++++ DATASET SECTION

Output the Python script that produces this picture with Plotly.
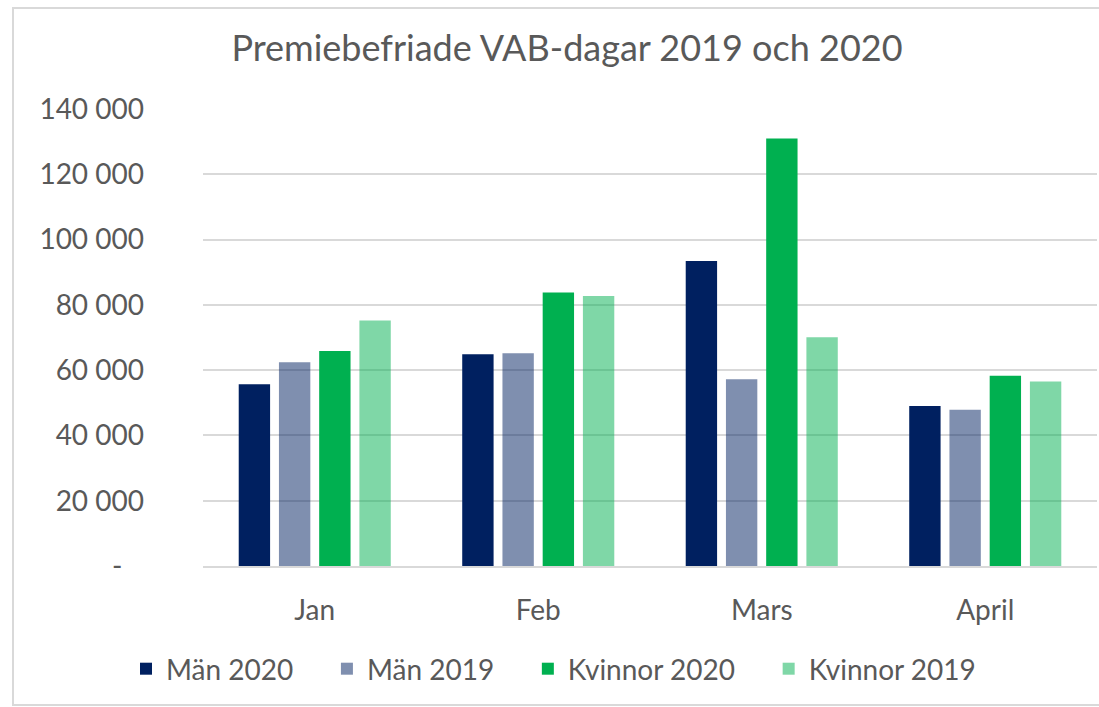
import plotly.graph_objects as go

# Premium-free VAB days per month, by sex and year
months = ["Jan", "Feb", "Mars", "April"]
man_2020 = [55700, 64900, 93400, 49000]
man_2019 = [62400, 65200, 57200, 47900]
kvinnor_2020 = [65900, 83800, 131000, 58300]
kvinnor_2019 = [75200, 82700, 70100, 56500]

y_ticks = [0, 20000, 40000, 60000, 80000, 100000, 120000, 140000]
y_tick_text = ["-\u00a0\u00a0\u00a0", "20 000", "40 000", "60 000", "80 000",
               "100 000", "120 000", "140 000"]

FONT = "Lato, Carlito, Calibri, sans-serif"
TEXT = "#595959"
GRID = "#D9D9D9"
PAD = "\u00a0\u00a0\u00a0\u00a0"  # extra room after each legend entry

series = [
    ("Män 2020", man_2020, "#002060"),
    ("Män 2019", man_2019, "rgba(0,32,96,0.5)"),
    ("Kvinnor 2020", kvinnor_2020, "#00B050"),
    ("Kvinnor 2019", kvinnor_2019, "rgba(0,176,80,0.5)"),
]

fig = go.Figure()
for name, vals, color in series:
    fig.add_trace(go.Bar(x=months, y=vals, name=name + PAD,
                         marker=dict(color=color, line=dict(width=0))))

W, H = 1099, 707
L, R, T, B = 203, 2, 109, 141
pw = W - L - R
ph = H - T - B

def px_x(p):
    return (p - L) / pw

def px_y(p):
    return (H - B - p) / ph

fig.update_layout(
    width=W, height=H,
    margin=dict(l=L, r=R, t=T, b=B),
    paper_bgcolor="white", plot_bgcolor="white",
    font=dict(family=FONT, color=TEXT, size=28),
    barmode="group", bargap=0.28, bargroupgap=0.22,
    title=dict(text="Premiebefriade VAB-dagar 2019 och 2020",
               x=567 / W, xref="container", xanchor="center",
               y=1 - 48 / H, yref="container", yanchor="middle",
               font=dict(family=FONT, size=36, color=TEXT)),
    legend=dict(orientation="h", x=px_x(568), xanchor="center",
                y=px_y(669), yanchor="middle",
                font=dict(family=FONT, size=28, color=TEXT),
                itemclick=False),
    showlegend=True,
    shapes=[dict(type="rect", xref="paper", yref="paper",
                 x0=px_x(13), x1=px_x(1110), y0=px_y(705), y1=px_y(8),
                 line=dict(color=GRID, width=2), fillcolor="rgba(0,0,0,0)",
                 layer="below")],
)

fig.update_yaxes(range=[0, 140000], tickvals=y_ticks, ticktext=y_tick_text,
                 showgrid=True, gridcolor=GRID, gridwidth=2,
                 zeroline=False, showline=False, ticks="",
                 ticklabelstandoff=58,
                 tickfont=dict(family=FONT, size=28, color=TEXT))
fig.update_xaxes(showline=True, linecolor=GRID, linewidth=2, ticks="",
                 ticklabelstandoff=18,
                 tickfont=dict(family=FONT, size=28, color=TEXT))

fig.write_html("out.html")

++++++++

Please write out all of the material above without changing a word, and omit any pictures.

**THE RESULT:**
Output the Python script that produces this picture with Plotly.
import plotly.graph_objects as go

# Premium-free VAB days per month, by sex and year
months = ["Jan", "Feb", "Mars", "April"]
man_2020 = [55700, 64900, 93400, 49000]
man_2019 = [62400, 65200, 57200, 47900]
kvinnor_2020 = [65900, 83800, 131000, 58300]
kvinnor_2019 = [75200, 82700, 70100, 56500]

y_ticks = [0, 20000, 40000, 60000, 80000, 100000, 120000, 140000]
y_tick_text = ["-\u00a0\u00a0\u00a0", "20 000", "40 000", "60 000", "80 000",
               "100 000", "120 000", "140 000"]

FONT = "Lato, Carlito, Calibri, sans-serif"
TEXT = "#595959"
GRID = "#D9D9D9"
PAD = "\u00a0\u00a0\u00a0\u00a0"  # extra room after each legend entry

series = [
    ("Män 2020", man_2020, "#002060"),
    ("Män 2019", man_2019, "rgba(0,32,96,0.5)"),
    ("Kvinnor 2020", kvinnor_2020, "#00B050"),
    ("Kvinnor 2019", kvinnor_2019, "rgba(0,176,80,0.5)"),
]

fig = go.Figure()
for name, vals, color in series:
    fig.add_trace(go.Bar(x=months, y=vals, name=name + PAD,
                         marker=dict(color=color, line=dict(width=0))))

W, H = 1099, 707
L, R, T, B = 203, 2, 109, 141
pw = W - L - R
ph = H - T - B

def px_x(p):
    return (p - L) / pw

def px_y(p):
    return (H - B - p) / ph

fig.update_layout(
    width=W, height=H,
    margin=dict(l=L, r=R, t=T, b=B),
    paper_bgcolor="white", plot_bgcolor="white",
    font=dict(family=FONT, color=TEXT, size=28),
    barmode="group", bargap=0.28, bargroupgap=0.22,
    title=dict(text="Premiebefriade VAB-dagar 2019 och 2020",
               x=567 / W, xref="container", xanchor="center",
               y=1 - 48 / H, yref="container", yanchor="middle",
               font=dict(family=FONT, size=36, color=TEXT)),
    legend=dict(orientation="h", x=px_x(568), xanchor="center",
                y=px_y(669), yanchor="middle",
                font=dict(family=FONT, size=28, color=TEXT),
                itemclick=False),
    showlegend=True,
    shapes=[dict(type="rect", xref="paper", yref="paper",
                 x0=px_x(13), x1=px_x(1110), y0=px_y(705), y1=px_y(8),
                 line=dict(color=GRID, width=2), fillcolor="rgba(0,0,0,0)",
                 layer="below")],
)

fig.update_yaxes(range=[0, 140000], tickvals=y_ticks, ticktext=y_tick_text,
                 showgrid=True, gridcolor=GRID, gridwidth=2,
                 zeroline=False, showline=False, ticks="",
                 ticklabelstandoff=58,
                 tickfont=dict(family=FONT, size=28, color=TEXT))
fig.update_xaxes(showline=True, linecolor=GRID, linewidth=2, ticks="",
                 ticklabelstandoff=18,
                 tickfont=dict(family=FONT, size=28, color=TEXT))

fig.write_html("out.html")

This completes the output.